Aleksey Rozin is brilliant as Boris as a businessman that is concerned with keeping his job while dealing with the chaos of his marriage and the new life he wants to have with Masha as he also copes with Alyosha’s disappearance as well as being unsure about what to do with him once the divorced is finalized. Finally there’s Maryana Spivak in an amazing performance as Zhenya as a mother who is trying to get started on her new life while filled with a lot of bitterness about her marriage to Boris as she deals with what happened to Alyosha as she is in denial that she is at fault for what happened to him.

Loveless is a tremendous film from Andrey Zvyagintsev. Featuring a great cast, its themes of neglect and family, and stark visuals, it’s a film that explore a divorcing couple who try to find their son as well as deal with themselves as it also serves as a metaphor for the declining sense of morality in modern-day Russia.
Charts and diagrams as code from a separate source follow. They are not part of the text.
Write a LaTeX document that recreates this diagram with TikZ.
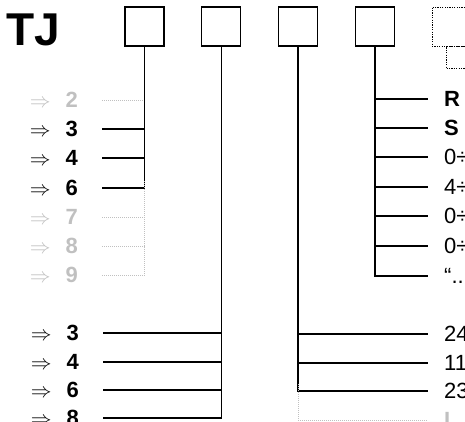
\documentclass[tikz,border=0pt]{standalone}
\usepackage{fontspec}
\setmainfont{Liberation Sans}
\usepackage{xcolor}
\definecolor{offgray}{HTML}{C0C0C0}
\usepackage{tikz}
\usetikzlibrary{positioning}

\begin{document}
\begin{tikzpicture}[x=1pt, y=-1pt,
      font=\fontsize{22}{26}\selectfont,
      box/.style={rectangle, draw, line width=1.3pt, minimum size=39pt, inner sep=0pt},
      ghostbox/.style={rectangle, draw, line width=1pt, dash pattern=on 1.2pt off 1.2pt,
                       minimum size=39pt, inner sep=0pt},
      wire/.style={line width=1.4pt},
      faint/.style={draw=offgray, line width=0.9pt, dash pattern=on 1pt off 1pt},
      inlbl/.style={anchor=east, text width=72pt, align=left, inner sep=0pt,
                    text height=15.7pt, text depth=0pt},
      outlbl/.style={anchor=west, inner sep=0pt, text height=15.7pt, text depth=0pt},
      off/.style={text=offgray},
    ]
    \clip (0,0) rectangle (465,421);

    \node[anchor=base west, inner sep=0pt, font=\fontsize{46}{50}\selectfont\bfseries] (title) at (6,45) {TJ};

    % code boxes
    \node[box] (b1) at (144.5,26.5) {};
    \node[box, right=36.5pt of b1] (b2) {};
    \node[box, right=36.5pt of b2] (b3) {};
    \node[box, right=36.5pt of b3] (b4) {};
    \node[ghostbox, right=36.5pt of b4] (b5) {};
    \node[ghostbox, minimum height=22pt, anchor=north west] (b5tail) at (446,46) {};

    % first box: poles
    \node[inlbl, off] (a2) at (102,100) {$\Rightarrow$\hspace{15pt}\textbf{2}};
    \node[inlbl]      (a3) at (102,129) {$\Rightarrow$\hspace{15pt}\textbf{3}};
    \node[inlbl]      (a4) at (102,158) {$\Rightarrow$\hspace{15pt}\textbf{4}};
    \node[inlbl]      (a6) at (102,188) {$\Rightarrow$\hspace{15pt}\textbf{6}};
    \node[inlbl, off] (a7) at (102,217) {$\Rightarrow$\hspace{15pt}\textbf{7}};
    \node[inlbl, off] (a8) at (102,246) {$\Rightarrow$\hspace{15pt}\textbf{8}};
    \node[inlbl, off] (a9) at (102,275) {$\Rightarrow$\hspace{15pt}\textbf{9}};

    \draw[faint] (a2.east) -- (a2 -| b1);
    \draw[wire] (b1.south) |- (a6.east);
    \draw[wire] (a3.east) -- (a3 -| b1);
    \draw[wire] (a4.east) -- (a4 -| b1);
    \draw[faint] ([yshift=7pt]a6 -| b1) |- (a9.east);
    \draw[faint] (a7.east) -- (a7 -| b1);
    \draw[faint] (a8.east) -- (a8 -| b1);

    % second box: contacts
    \node[inlbl] (c3) at (103,333) {$\Rightarrow$\hspace{15pt}\textbf{3}};
    \node[inlbl] (c4) at (103,362) {$\Rightarrow$\hspace{15pt}\textbf{4}};
    \node[inlbl] (c6) at (103,390) {$\Rightarrow$\hspace{15pt}\textbf{6}};
    \node[inlbl] (c8) at (103,418) {$\Rightarrow$\hspace{15pt}\textbf{8}};

    \draw[wire] (b2.south) |- (c8.east);
    \draw[wire] (c3.east) -- (c3 -| b2);
    \draw[wire] (c4.east) -- (c4 -| b2);
    \draw[wire] (c6.east) -- (c6 -| b2);

    % third box: voltage
    \node[outlbl] (d24) at (444,334) {24};
    \node[outlbl] (d11) at (444,363) {11};
    \node[outlbl] (d23) at (444,391) {23};
    \node[outlbl, off] (dI) at (444,420) {\textbf{I}};

    \draw[wire] (b3.south) |- ([xshift=-16pt]d23.west);
    \draw[wire] (d24 -| b3) -- ([xshift=-16pt]d24.west);
    \draw[wire] (d11 -| b3) -- ([xshift=-16pt]d11.west);
    \draw[faint] ([yshift=7pt]d23 -| b3) |- ([xshift=-16pt]dI.west);

    % fourth box: options
    \node[outlbl] (eR) at (444,99)  {\textbf{R}};
    \node[outlbl] (eS) at (444,128) {\textbf{S}};
    \node[outlbl] (e1) at (444,157) {0÷};
    \node[outlbl] (e2) at (444,187) {4÷};
    \node[outlbl] (e3) at (444,216) {0÷};
    \node[outlbl] (e4) at (444,246) {0÷};
    \node[outlbl] (eQ) at (444,276) {“...};

    \draw[wire] (b4.south) |- ([xshift=-16pt]eQ.west);
    \draw[wire] (eR -| b4) -- ([xshift=-16pt]eR.west);
    \draw[wire] (eS -| b4) -- ([xshift=-16pt]eS.west);
    \draw[wire] (e1 -| b4) -- ([xshift=-16pt]e1.west);
    \draw[wire] (e2 -| b4) -- ([xshift=-16pt]e2.west);
    \draw[wire] (e3 -| b4) -- ([xshift=-16pt]e3.west);
    \draw[wire] (e4 -| b4) -- ([xshift=-16pt]e4.west);
  \end{tikzpicture}
\end{document}
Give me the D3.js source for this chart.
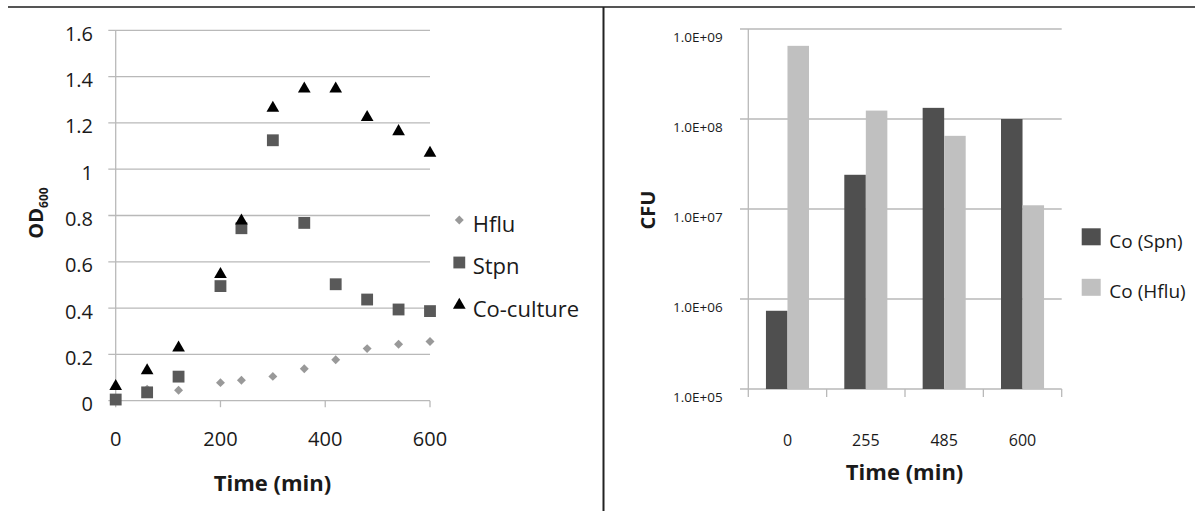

In the end, Loveless is a spectacular film from Andrey Zvyagintsev.

Andrey Zvyagintsev Films: (The Return) – (The Banishment) – (Elena (2011 film) – Leviathan (2014 film)

© thevoid99 2019


Jay said...

This one's a bit hard to watch and often feels cold, I thought. The style is sparse, but as you say, the close shots often have us hunting for more - for clues, perhaps, for understanding.

thevoid99 said...

@Jay-It is not an easy film to watch but I was engaged by it as I want to see more what Zvyagintsev will do although he is stirring up some shit in Russia as I hope he is still alive or out of the country.

Brittani Burnham said...

This movie is the definition of bleak. That shot of the boy crying in the bathroom as he listens to his parents talk about dropping him in an orphanage was devastating. I wanted so badly for some clue that he was off being happy and loved elsewhere and of course that's too good to be true.

thevoid99 said...

@Brittani-I have no problems with bleak films as I find bleakness to be the closest thing to reality than some films. I felt so bad for the boy and yes if it was a Hollywood film, he's be off in some place where he's happy but this is not a Hollywood film. It's really a metaphor for the moral state of Russia under Putin.